Malan’s success was further vindication for England’s selection after runs for Hameed and wickets for Craig Overton, while India must wonder how they have unravelled so quickly.
Their bowling was insipid, tactics baffling and fielding uninspired. They now must prepare themselves for a second innings when their only realistic measure of success would be extending this match into the weekend.
Root the hero of Headingley
Superlatives have run dry for Root, who is putting together a year of batting that will rank alongside some of the greatest the game has ever seen.

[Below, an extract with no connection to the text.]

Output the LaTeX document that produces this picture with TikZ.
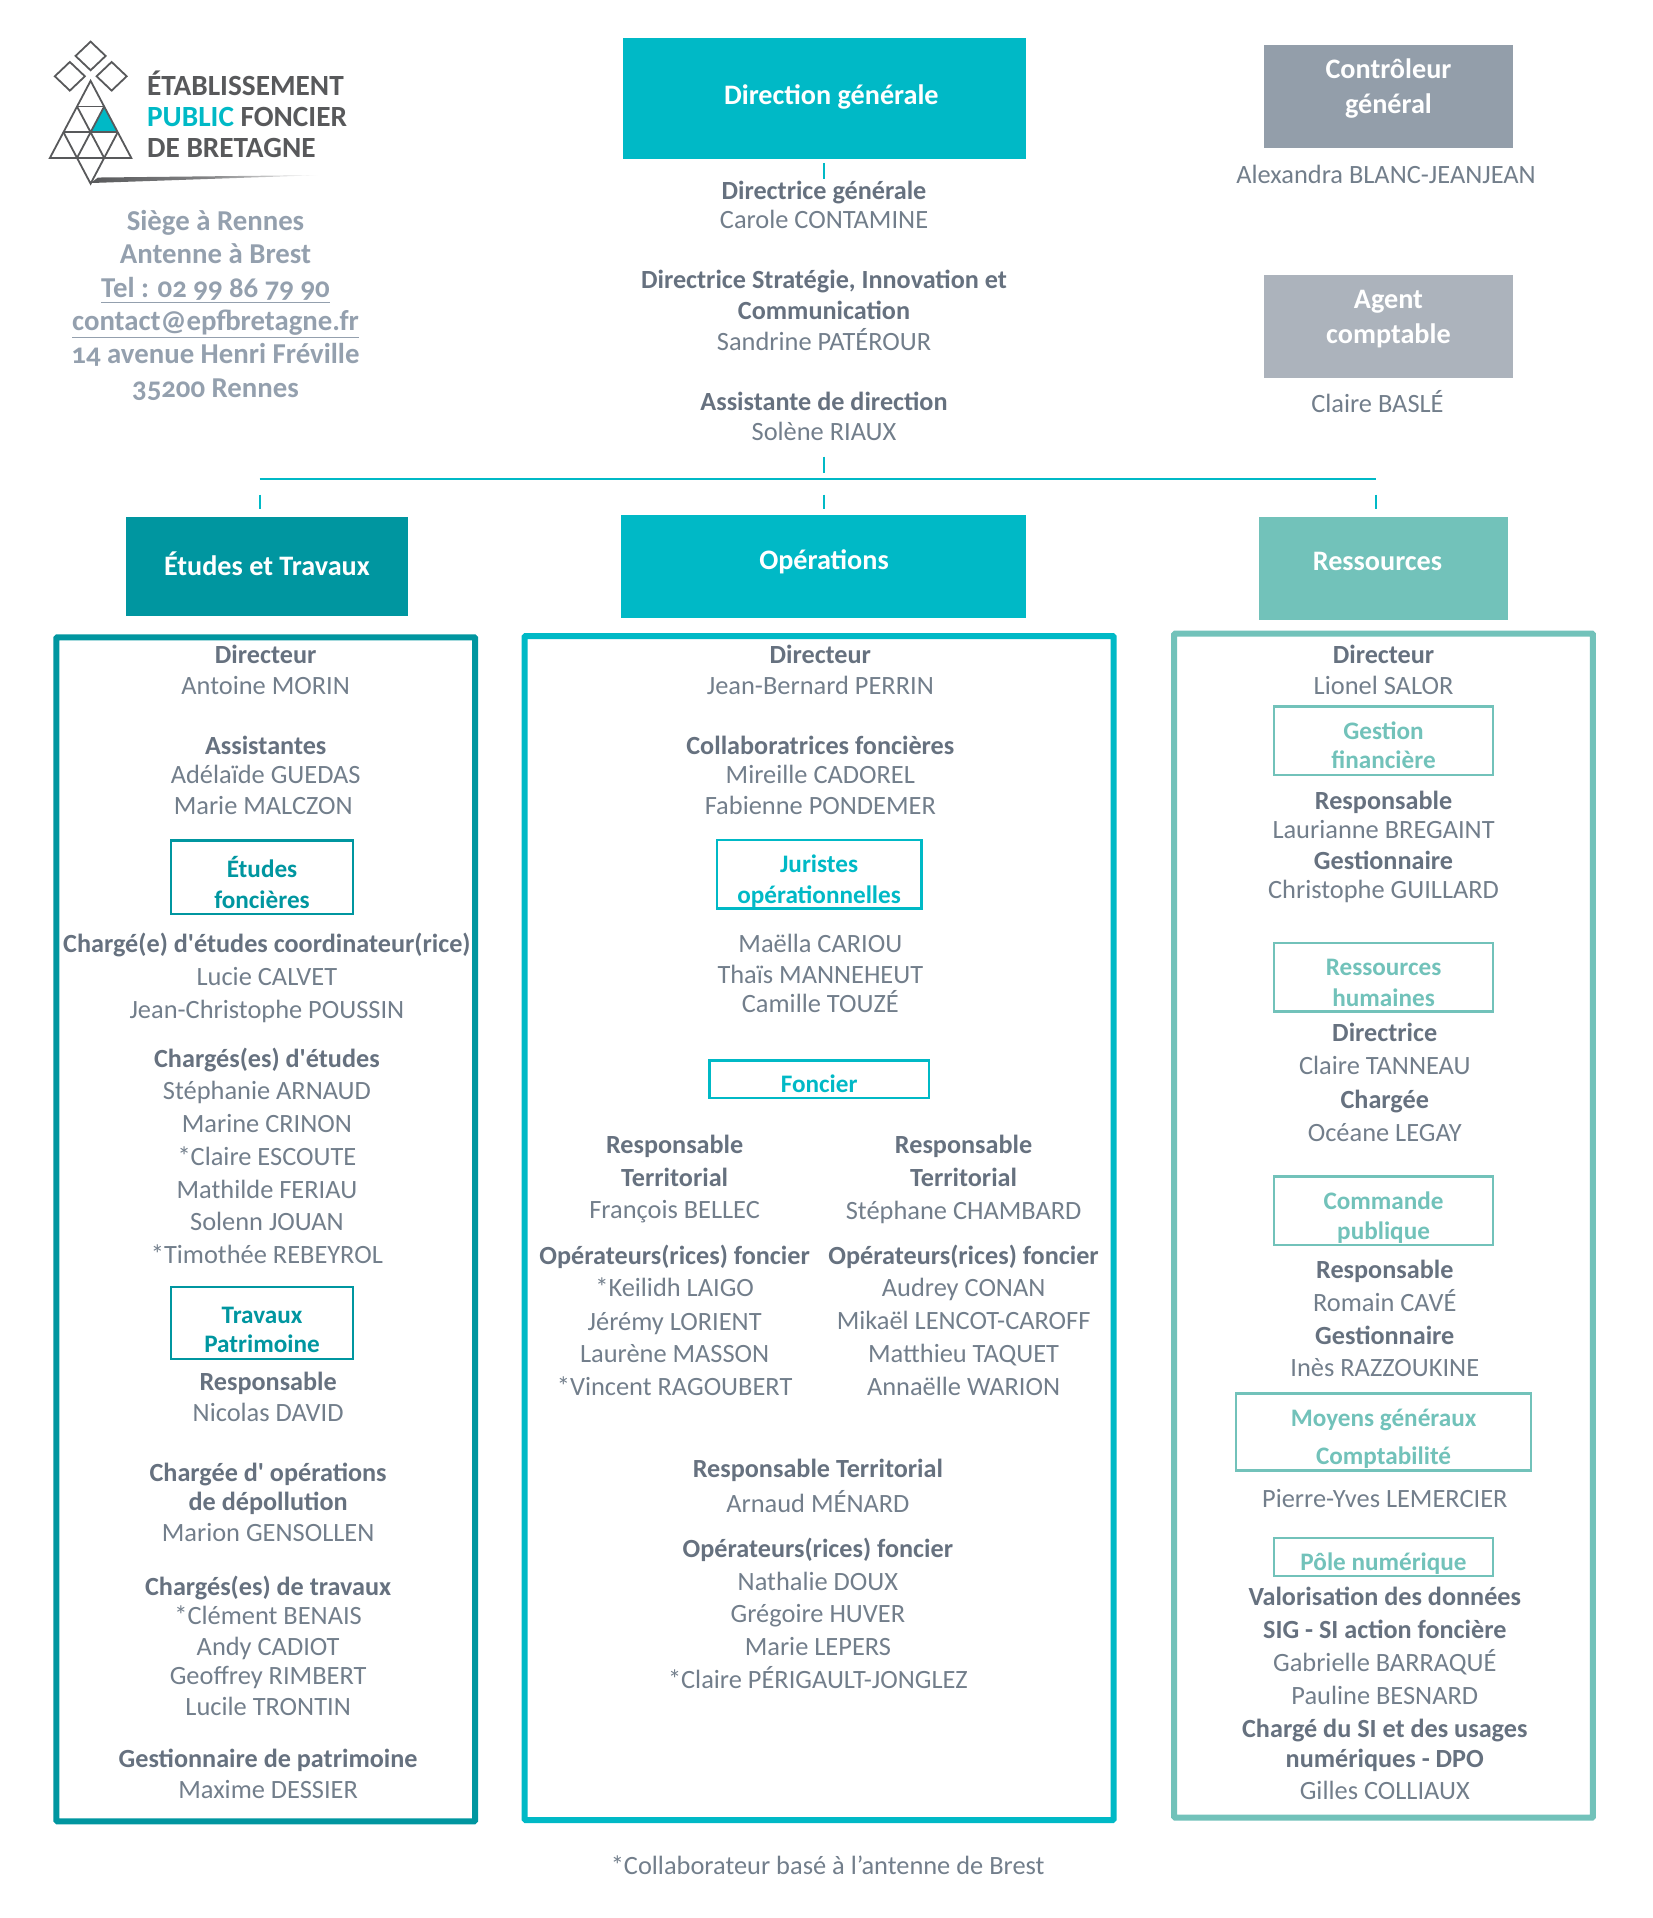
\documentclass[tikz,border=0pt]{standalone}
\usepackage{fontspec}
\setmainfont{Carlito}
\newfontfamily\oldnum[Numbers=OldStyle]{Carlito}
\usetikzlibrary{positioning,calc}
\definecolor{DirCol}{HTML}{00B9C6}
\definecolor{EtCol}{HTML}{0096A0}
\definecolor{ResCol}{HTML}{72C2BA}
\definecolor{CtrlCol}{HTML}{939EAA}
\definecolor{AgCol}{HTML}{ACB3BC}
\definecolor{BoldCol}{HTML}{66717F}
\definecolor{NameCol}{HTML}{727E8B}
\definecolor{SiegeCol}{HTML}{94A0AE}
\definecolor{LogoCol}{HTML}{58595B}
\def\uu{1.2244pt}
\tikzset{
	wh/.style 2 args={minimum width=#1*\uu,minimum height=#2*\uu,inner sep=0pt,outer sep=0pt},
	head/.style={fill=#1,draw=none},
	frame/.style={draw=#1,line width=6pt,rounded corners=1pt},
	subbox/.style={draw=#1,line width=2.4pt},
	txt/.style={inner sep=0pt,text height=21pt,text depth=4pt,font=\fontsize{26.4}{28}\selectfont},
	ti/.style={txt,text=BoldCol,font=\fontsize{26.2}{28}\selectfont\bfseries},
	na/.style={txt,text=NameCol},
	headtxt/.style={txt,text=white,font=\fontsize{28.2}{30}\selectfont\bfseries},
	subtxt/.style={txt,text=#1,font=\fontsize{25.2}{28}\selectfont\bfseries},
	siege/.style={txt,text=SiegeCol,font=\fontsize{28.8}{30}\selectfont\bfseries\oldnum},
	logotxt/.style={txt,anchor=west,text=LogoCol,font=\fontsize{29.3}{30}\selectfont\bfseries},
	link/.style={draw=DirCol,line width=2pt}
}
\begin{document}
\begin{tikzpicture}[x=\uu,y=\uu]
	\useasboundingbox (0,0) rectangle (1350,-1566.5);
	% logo
	\begin{scope}[shift={(74,-66)},x=11.08*\uu,y=21*\uu,draw=LogoCol,line width=1.8pt]
		\fill [DirCol] (1,-1) -- (0,-2) -- (2,-2) -- cycle;
		\foreach \dx/\dy in {0/0.967,-1.53/0.176,1.55/0.176}
			\draw (\dx-1.11,\dy) -- (\dx,\dy+.557) -- (\dx+1.11,\dy) -- (\dx,\dy-.557) -- cycle;
		\draw (0,0) -- (-3,-3) -- (3,-3) -- cycle;
		\draw (-1,-1) -- (1,-1) (-2,-2) -- (2,-2);
		\draw (1,-1) -- (-1,-3) -- (0,-4) -- (1,-3) -- (-1,-1);
		\draw (2,-2) -- (1,-3) (-2,-2) -- (-1,-3);
	\end{scope}
	\shade [left color=LogoCol,right color=white,middle color=LogoCol!75] (74,-149.5) -- (80,-145) -- (262,-143) -- cycle;
	\node [logotxt] (LogoA) at (120,-71) {ÉTABLISSEMENT};
	\node [logotxt] (LogoB) at (120,-96) {\textcolor{DirCol}{PUBLIC} FONCIER};
	\node [logotxt] (LogoC) at (120,-122) {DE BRETAGNE};
	% siege
	\node [siege] (SiegeA) at (176,-181) {Siège à Rennes};
	\node [siege] (SiegeB) at (176,-208) {Antenne à Brest};
	\node [siege] (SiegeC) at (176,-236) {\underline{Tel : 02 99 86 79 90}};
	\node [siege] (SiegeD) at (176,-263) {\underline{contact@epfbretagne.fr}};
	\node [siege] (SiegeE) at (176,-290) {14 avenue Henri Fréville};
	\node [siege] (SiegeF) at (176,-318) {35200 Rennes};
	% direction
	\node [head=DirCol,wh={329}{99}] (Dir) at (673.5,-80.5) {};
	\node [headtxt] (DirT) at (679,-78) {Direction générale};
	\node [ti] (DirA) at (673,-156) {Directrice générale};
	\node [na] (DirB) at (673,-180) {Carole CONTAMINE};
	\node [ti] (DirC) at (673,-229) {Directrice Stratégie, Innovation et};
	\node [ti] (DirD) at (673,-254) {Communication};
	\node [na] (DirE) at (673,-279) {Sandrine PATÉROUR};
	\node [ti] (DirF) at (673,-328) {Assistante de direction};
	\node [na] (DirG) at (673,-353) {Solène RIAUX};
	% controleur, agent
	\node [head=CtrlCol,wh={204}{84}] (Ctrl) at (1134,-79) {};
	\node [headtxt] (CtrlA) at (1134,-57) {Contrôleur};
	\node [headtxt] (CtrlB) at (1134,-86) {général};
	\node [na] (CtrlC) at (1132,-143) {Alexandra BLANC-JEANJEAN};
	\node [head=AgCol,wh={204}{84}] (Ag) at (1134,-267) {};
	\node [headtxt] (AgA) at (1134,-245) {Agent};
	\node [headtxt] (AgB) at (1134,-274) {comptable};
	\node [na] (AgC) at (1125,-330) {Claire BASLÉ};
	% links
	\coordinate (DirTick) at (673,-133);
	\coordinate (DirTickEnd) at (673,-146);
	\coordinate (DirLow) at (673,-373);
	\coordinate (DirLowEnd) at (673,-386);
	\coordinate (BarL) at (212,-391);
	\coordinate (BarR) at (1124,-391);
	\draw [link] (DirTick) -- (DirTickEnd);
	\draw [link] (DirLow) -- (DirLowEnd);
	\draw [link] (BarL) -- (BarR);
	\foreach \x in {212,673,1124}
		\draw [link] (\x,-404) -- (\x,-416);
	% etudes et travaux
	\node [head=EtCol,wh={230}{81}] (Et) at (218,-462.5) {};
	\node [headtxt] (EtT) at (218,-463) {Études et Travaux};
	\node [frame=EtCol,wh={342}{967}] (EtFrame) at (217,-1004) {};
	\node [ti] (EtA) at (217,-535) {Directeur};
	\node [na] (EtB) at (217,-560) {Antoine MORIN};
	\node [ti] (EtC) at (217,-609) {Assistantes};
	\node [na] (EtD) at (217,-633) {Adélaïde GUEDAS};
	\node [na] (EtE) at (215,-658) {Marie MALCZON};
	\node [subbox=EtCol,wh={149}{60}] (EtF) at (214,-716.5) {};
	\node [subtxt=EtCol] (EtFa) at (214,-710) {Études};
	\node [subtxt=EtCol] (EtFb) at (214,-735) {foncières};
	\node [ti] (EtG) at (218,-771) {Chargé(e) d\textquotesingle études coordinateur(rice)};
	\node [na] (EtH) at (218,-798) {Lucie CALVET};
	\node [na] (EtI) at (218,-825) {Jean-Christophe POUSSIN};
	\node [ti] (EtJ) at (218,-865) {Chargés(es) d\textquotesingle études};
	\node [na] (EtK) at (218,-891) {Stéphanie ARNAUD};
	\node [na] (EtL) at (218,-918) {Marine CRINON};
	\node [na] (EtM) at (218,-945) {*Claire ESCOUTE};
	\node [na] (EtN) at (218,-972) {Mathilde FERIAU};
	\node [na] (EtO) at (218,-998) {Solenn JOUAN};
	\node [na] (EtP) at (218,-1025) {*Timothée REBEYROL};
	\node [subbox=EtCol,wh={149}{59}] (EtQ) at (214,-1080.5) {};
	\node [subtxt=EtCol] (EtQa) at (214,-1074) {Travaux};
	\node [subtxt=EtCol] (EtQb) at (214,-1098) {Patrimoine};
	\node [ti] (EtR) at (219,-1129) {Responsable};
	\node [na] (EtS) at (219,-1154) {Nicolas DAVID};
	\node [ti] (EtT2) at (219,-1203) {Chargée d\textquotesingle{} opérations};
	\node [ti] (EtU) at (219,-1227) {de dépollution};
	\node [na] (EtV) at (219,-1252) {Marion GENSOLLEN};
	\node [ti] (EtW) at (219,-1296) {Chargés(es) de travaux};
	\node [na] (EtX) at (219,-1320) {*Clément BENAIS};
	\node [na] (EtY) at (219,-1345) {Andy CADIOT};
	\node [na] (EtZ) at (219,-1369) {Geoffrey RIMBERT};
	\node [na] (EtAa) at (219,-1394) {Lucile TRONTIN};
	\node [ti] (EtAb) at (219,-1437) {Gestionnaire de patrimoine};
	\node [na] (EtAc) at (219,-1462) {Maxime DESSIER};
	% operations
	\node [head=DirCol,wh={331}{84}] (Op) at (672.5,-463) {};
	\node [headtxt] (OpT) at (673,-458) {Opérations};
	\node [frame=DirCol,wh={481}{967}] (OpFrame) at (669,-1003) {};
	\node [ti] (OpA) at (670,-535) {Directeur};
	\node [na] (OpB) at (670,-560) {Jean-Bernard PERRIN};
	\node [ti] (OpC) at (670,-609) {Collaboratrices foncières};
	\node [na] (OpD) at (670,-633) {Mireille CADOREL};
	\node [na] (OpE) at (670,-658) {Fabienne PONDEMER};
	\node [subbox=DirCol,wh={167}{56}] (OpF) at (669,-714) {};
	\node [subtxt=DirCol] (OpFa) at (669,-706) {Juristes};
	\node [subtxt=DirCol] (OpFb) at (669,-731) {opérationnelles};
	\node [na] (OpG) at (670,-771) {Maëlla CARIOU};
	\node [na] (OpH) at (670,-796) {Thaïs MANNEHEUT};
	\node [na] (OpI) at (670,-820) {Camille TOUZÉ};
	\node [subbox=DirCol,wh={179}{31}] (OpJ) at (669,-881.5) {};
	\node [subtxt=DirCol] (OpJa) at (669,-885) {Foncier};
	\node [ti] (PaA) at (551,-935) {Responsable};
	\node [ti] (PaB) at (551,-962) {Territorial};
	\node [na] (PaC) at (551,-988) {François BELLEC};
	\node [ti] (PaD) at (551,-1026) {Opérateurs(rices) foncier};
	\node [na] (PaE) at (551,-1052) {*Keilidh LAIGO};
	\node [na] (PaF) at (551,-1080) {Jérémy LORIENT};
	\node [na] (PaG) at (551,-1106) {Laurène MASSON};
	\node [na] (PaH) at (551,-1133) {*Vincent RAGOUBERT};
	\node [ti] (PbA) at (787,-935) {Responsable};
	\node [ti] (PbB) at (787,-962) {Territorial};
	\node [na] (PbC) at (787,-989) {Stéphane CHAMBARD};
	\node [ti] (PbD) at (787,-1026) {Opérateurs(rices) foncier};
	\node [na] (PbE) at (787,-1052) {Audrey CONAN};
	\node [na] (PbF) at (787,-1079) {Mikaël LENCOT-CAROFF};
	\node [na] (PbG) at (787,-1106) {Matthieu TAQUET};
	\node [na] (PbH) at (787,-1133) {Annaëlle WARION};
	\node [ti] (PcA) at (668,-1200) {Responsable Territorial};
	\node [na] (PcB) at (668,-1228) {Arnaud MÉNARD};
	\node [ti] (PcC) at (668,-1265) {Opérateurs(rices) foncier};
	\node [na] (PcD) at (668,-1292) {Nathalie DOUX};
	\node [na] (PcE) at (668,-1318) {Grégoire HUVER};
	\node [na] (PcF) at (668,-1345) {Marie LEPERS};
	\node [na] (PcG) at (668,-1372) {*Claire PÉRIGAULT-JONGLEZ};
	% ressources
	\node [head=ResCol,wh={204}{84}] (Res) at (1130,-464) {};
	\node [headtxt] (ResT) at (1125,-459) {Ressources};
	\node [frame=ResCol,wh={342}{967}] (ResFrame) at (1130,-1001) {};
	\node [ti] (ResA) at (1130,-535) {Directeur};
	\node [na] (ResB) at (1130,-560) {Lionel SALOR};
	\node [subbox=ResCol,wh={179}{56}] (ResC) at (1130,-605) {};
	\node [subtxt=ResCol] (ResCa) at (1130,-597) {Gestion};
	\node [subtxt=ResCol] (ResCb) at (1130,-621) {financière};
	\node [ti] (ResD) at (1130,-654) {Responsable};
	\node [na] (ResE) at (1130,-678) {Laurianne BREGAINT};
	\node [ti] (ResF) at (1130,-703) {Gestionnaire};
	\node [na] (ResG) at (1130,-727) {Christophe GUILLARD};
	\node [subbox=ResCol,wh={179}{56}] (ResH) at (1130,-798) {};
	\node [subtxt=ResCol] (ResHa) at (1130,-790) {Ressources};
	\node [subtxt=ResCol] (ResHb) at (1130,-815) {humaines};
	\node [ti] (ResI) at (1131,-844) {Directrice};
	\node [na] (ResJ) at (1131,-871) {Claire TANNEAU};
	\node [ti] (ResK) at (1131,-898) {Chargée};
	\node [na] (ResL) at (1131,-925) {Océane LEGAY};
	\node [subbox=ResCol,wh={179}{56}] (ResM) at (1130,-989) {};
	\node [subtxt=ResCol] (ResMa) at (1130,-981) {Commande};
	\node [subtxt=ResCol] (ResMb) at (1130,-1005) {publique};
	\node [ti] (ResN) at (1131,-1037) {Responsable};
	\node [na] (ResO) at (1131,-1064) {Romain CAVÉ};
	\node [ti] (ResP) at (1131,-1091) {Gestionnaire};
	\node [na] (ResQ) at (1131,-1117) {Inès RAZZOUKINE};
	\node [subbox=ResCol,wh={241}{63}] (ResR) at (1130,-1169.5) {};
	\node [subtxt=ResCol] (ResRa) at (1130,-1158) {Moyens généraux};
	\node [subtxt=ResCol] (ResRb) at (1130,-1189) {Comptabilité};
	\node [na] (ResS) at (1131,-1224) {Pierre-Yves LEMERCIER};
	\node [subbox=ResCol,wh={179}{31}] (ResU) at (1130,-1271.5) {};
	\node [subtxt=ResCol] (ResUa) at (1130,-1276) {Pôle numérique};
	\node [ti] (ResV) at (1131,-1304) {Valorisation des données};
	\node [ti] (ResW) at (1131,-1331) {SIG - SI action foncière};
	\node [na] (ResX) at (1131,-1358) {Gabrielle BARRAQUÉ};
	\node [na] (ResY) at (1131,-1385) {Pauline BESNARD};
	\node [ti] (ResZ) at (1131,-1412) {Chargé du SI et des usages};
	\node [ti] (ResAa) at (1131,-1437) {numériques - DPO};
	\node [na] (ResAb) at (1131,-1463) {Gilles COLLIAUX};
	% footnote
	\node [na] (Foot) at (676,-1524) {*Collaborateur basé à l’antenne de Brest};
\end{tikzpicture}
\end{document}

England had been tied down before he came to the crease, but he instantly changed the tempo, off the mark from his first delivery and then manoeuvring the ball wherever he pleased.
Root seemingly has the ability to deftly guide any ball he faces to third man or point, with India strangely reluctant to plug the gap. He whipped through mid-wicket and played spectacular back-foot drives with both feet off the ground.
His stand with Malan bumped along at more than four runs per over. When Root reached three figures – tying the England record for six centuries in a calendar year – he leaped into the air before being lifted off the ground in a bear hug from Yorkshire team-mate Jonny Bairstow.
Root’s biggest moment of trouble came from a fly in his eye that needed tending to by umpire Richard Kettleborough, then what appeared to be a a bout of cramp which required attention from the physio.
Soon after, Root was bowled through the gate playing a tired drive at one Jasprit Bumrah got to nip back. Root left with his bat and helmet raised, soaking up the adulation, with 1,398 runs in 2021.
He is only 83 short of Michael Vaughan’s England record for a calendar year, with five Tests still to play.
Malan makes his point
Malan is playing his first Test since 2018, when he was dropped by then national selector Ed Smith, who said he was more suited to playing abroad.
Malan admitted those words affected him, but in the past three years he has become the number-one rated Twenty20 batsman in the world, and made a point on his red-ball return.
Playing flowing drives and cuts, he looked primed for his second Test hundred before he feathered Mohammed Siraj down the leg side and given out on review.
Earlier, Rory Burns was bowled by a bail-trimmer from Mohammed Shami for 61, while Hameed lost his off stump to a ripper from spinner Ravindra Jadeja. Still, it was the first time all of England’s top four had passed 50 in a Test in eight years.
Late in the day Bairstow edged Shami to first slip Kohli to depart for 29, while Jos Buttler, Moeen Ali and Sam Curran played loose strokes to be caught on the leg side.
However, England were already so far in front that the crowd taunted Kohli with a chorus of “Virat, what’s the score?”